Cloud providers manage high-performance computing (HPC) by offering specialized resources designed to handle complex calculations efficiently and at scale. These resources typically include powerful processors, high-speed networking, and large amounts of memory and storage. HPC environments require parallel processing capabilities to tackle demanding workloads, such as simulations, data analyses, and rendering tasks. Many cloud providers, like Amazon Web Services (AWS), Google Cloud Platform (GCP), and Microsoft Azure, have tailored their services to cater to these needs by providing HPC-optimized virtual machines and infrastructure.
To facilitate HPC, cloud providers offer instances that come with powerful CPUs and GPUs, which are essential for running parallel computing tasks. For example, AWS offers C5n and P4 instances, which are equipped with high-performance processors and GPUs, suitable for AI and machine learning tasks. These instances can be launched on demand, allowing developers to scale resources up or down as needed without the upfront cost of purchasing expensive hardware. Additionally, cloud providers often include features such as elastic scaling, which can automatically adjust the number of instances based on the current workload, ensuring efficient resource utilization.

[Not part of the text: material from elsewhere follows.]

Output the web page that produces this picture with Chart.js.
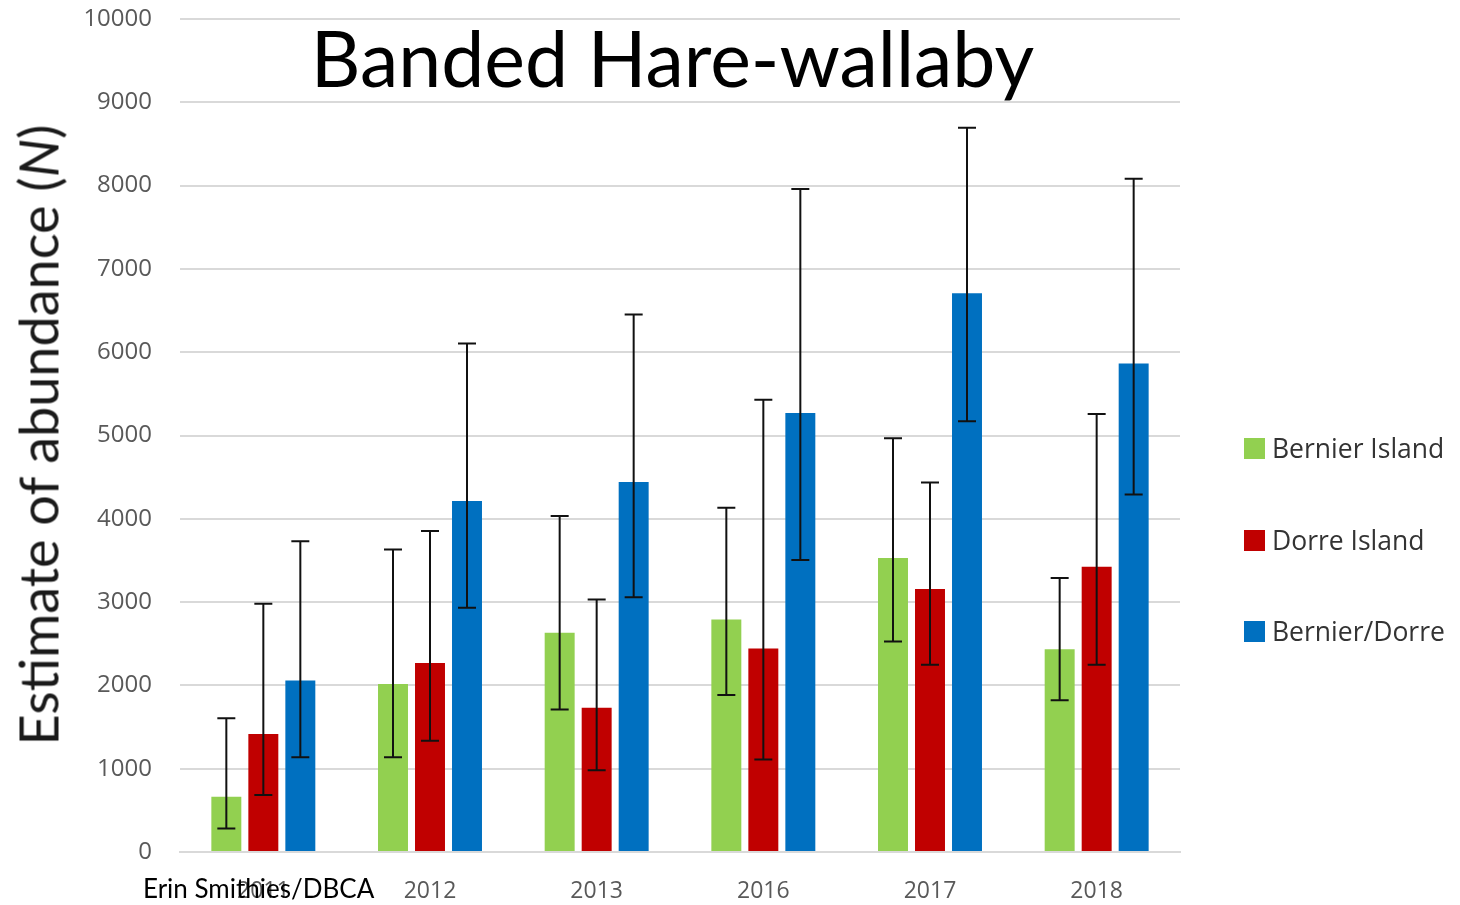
<!DOCTYPE html>
<html>
<head>
<meta charset="utf-8">
<script src="https://cdn.jsdelivr.net/npm/chart.js@4.4.1/dist/chart.umd.min.js"></script>
<style>
  html, body { margin: 0; padding: 0; background: #fff; }
  #wrap { position: relative; width: 1460px; height: 905px; overflow: hidden; }
  #chart { position: absolute; left: 0; top: 0; }
  .title { position: absolute; left: 0; width: 1345px; top: 11px; text-align: center;
           font-family: Lato, sans-serif; font-size: 77px; color: #000; }
  .ylabel { position: absolute; left: 38px; top: 435px; transform: translate(-50%, -50%) rotate(-90deg);
            white-space: nowrap; font-family: Lato, sans-serif; font-size: 54px; color: #1a1a1a; }
  .credit { position: absolute; left: 143px; top: 872px; font-family: Lato, sans-serif; font-size: 26px; color: #000; }
  .legend { position: absolute; left: 1244px; font-family: 'Open Sans', sans-serif; font-size: 26.5px; color: #333; }
  .legend .item { position: absolute; left: 0; white-space: nowrap; height: 30px; line-height: 30px; }
  .legend .box { display: inline-block; width: 21px; height: 21px; vertical-align: middle; margin-right: 7px; position: relative; top: -2px; }
</style>
</head>
<body>
<div id="wrap">
  <canvas id="chart" width="1460" height="905"></canvas>
  <div class="title">Banded Hare-wallaby</div>
  <div class="ylabel">Estimate of abundance (<i>N</i>)</div>
  <div class="credit">Erin Smithies/DBCA</div>
  <div class="legend" id="legend"></div>
</div>
<script>
// survey years
const years = ['2011', '2012', '2013', '2016', '2017', '2018'];

// abundance estimates
const bernier = [663, 2017, 2632, 2791, 3528, 2434];
const dorre = [1418, 2270, 1733, 2443, 3156, 3424];
const combined = [2060, 4213, 4443, 5269, 6707, 5863];

// confidence limits, low and high
const bernierLow = [282, 1137, 1712, 1884, 2527, 1822];
const bernierHigh = [1607, 3631, 4034, 4133, 4967, 3290];
const dorreLow = [683, 1337, 981, 1110, 2247, 2247];
const dorreHigh = [2981, 3855, 3032, 5428, 4437, 5258];
const combinedLow = [1137, 2932, 3058, 3505, 5170, 4291];
const combinedHigh = [3731, 6105, 6452, 7960, 8693, 8082];

const yTicks = [0, 1000, 2000, 3000, 4000, 5000, 6000, 7000, 8000, 9000, 10000];

const seriesNames = ['Bernier Island', 'Dorre Island', 'Bernier/Dorre'];
const seriesColors = ['#92d050', '#c00000', '#0070c0'];

const errorBars = {
    id: 'errorBars',
    afterDatasetsDraw(chart) {
        const ctx = chart.ctx;
        const yScale = chart.scales.y;
        ctx.save();
        ctx.strokeStyle = '#111';
        ctx.lineWidth = 2;
        chart.data.datasets.forEach((ds, i) => {
            const meta = chart.getDatasetMeta(i);
            meta.data.forEach((bar, j) => {
                const x = bar.x;
                const yLo = yScale.getPixelForValue(ds.errLow[j]);
                const yHi = yScale.getPixelForValue(ds.errHigh[j]);
                const cap = 9;
                ctx.beginPath();
                ctx.moveTo(x, yLo);
                ctx.lineTo(x, yHi);
                ctx.moveTo(x - cap, yLo);
                ctx.lineTo(x + cap, yLo);
                ctx.moveTo(x - cap, yHi);
                ctx.lineTo(x + cap, yHi);
                ctx.stroke();
            });
        });
        ctx.restore();
    }
};

function makeDataset(idx, values, low, high) {
    return {
        label: seriesNames[idx],
        data: values,
        errLow: low,
        errHigh: high,
        backgroundColor: seriesColors[idx],
        categoryPercentage: 0.666,
        barPercentage: 0.81
    };
}

const ctx = document.getElementById('chart').getContext('2d');
new Chart(ctx, {
    type: 'bar',
    data: {
        labels: years,
        datasets: [
            makeDataset(0, bernier, bernierLow, bernierHigh),
            makeDataset(1, dorre, dorreLow, dorreHigh),
            makeDataset(2, combined, combinedLow, combinedHigh)
        ]
    },
    options: {
        responsive: false,
        animation: false,
        devicePixelRatio: 1,
        layout: { padding: { left: 0, right: 280, top: 19, bottom: 0 } },
        plugins: {
            legend: { display: false },
            tooltip: { enabled: false }
        },
        scales: {
            x: {
                grid: { display: false },
                border: { color: '#d9d9d9', width: 2 },
                ticks: {
                    color: '#595959',
                    padding: 18,
                    font: { family: 'Open Sans', size: 23 }
                },
                afterFit(scale) { scale.height = 53; }
            },
            y: {
                min: 0,
                max: 10000,
                afterBuildTicks(scale) { scale.ticks = yTicks.map(v => ({ value: v })); },
                grid: { color: '#d9d9d9', lineWidth: 2, drawTicks: false },
                border: { display: false },
                ticks: {
                    color: '#595959',
                    padding: 28,
                    font: { family: 'Open Sans', size: 24 },
                    callback: v => String(v)
                },
                afterFit(scale) {
                    scale.width = 180;
                    scale.paddingTop = 0;
                    scale.paddingBottom = 0;
                }
            }
        }
    },
    plugins: [errorBars]
});

// legend on the right
const legend = document.getElementById('legend');
const legendTops = [433, 525, 616];
seriesNames.forEach((name, i) => {
    const item = document.createElement('div');
    item.className = 'item';
    item.style.top = legendTops[i] + 'px';
    item.innerHTML = '<span class="box" style="background:' + seriesColors[i] + '"></span>' + name;
    legend.appendChild(item);
});
</script>
</body>
</html>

Networking is another critical aspect of HPC in the cloud. Providers typically offer high-throughput, low-latency interconnects that enable faster communication between computing nodes, crucial for distributed computing tasks. For example, AWS utilizes its Elastic Fabric Adapter (EFA) technology to improve HPC workloads' performance by providing a network interface that enhances support for parallel processing applications. Furthermore, cloud platforms allow users to set up private networks for sensitive data processing, ensuring security and compliance. Overall, cloud providers streamline the process of deploying and managing HPC workloads, making it more accessible for developers aiming to leverage advanced computing resources without investing heavily in physical hardware.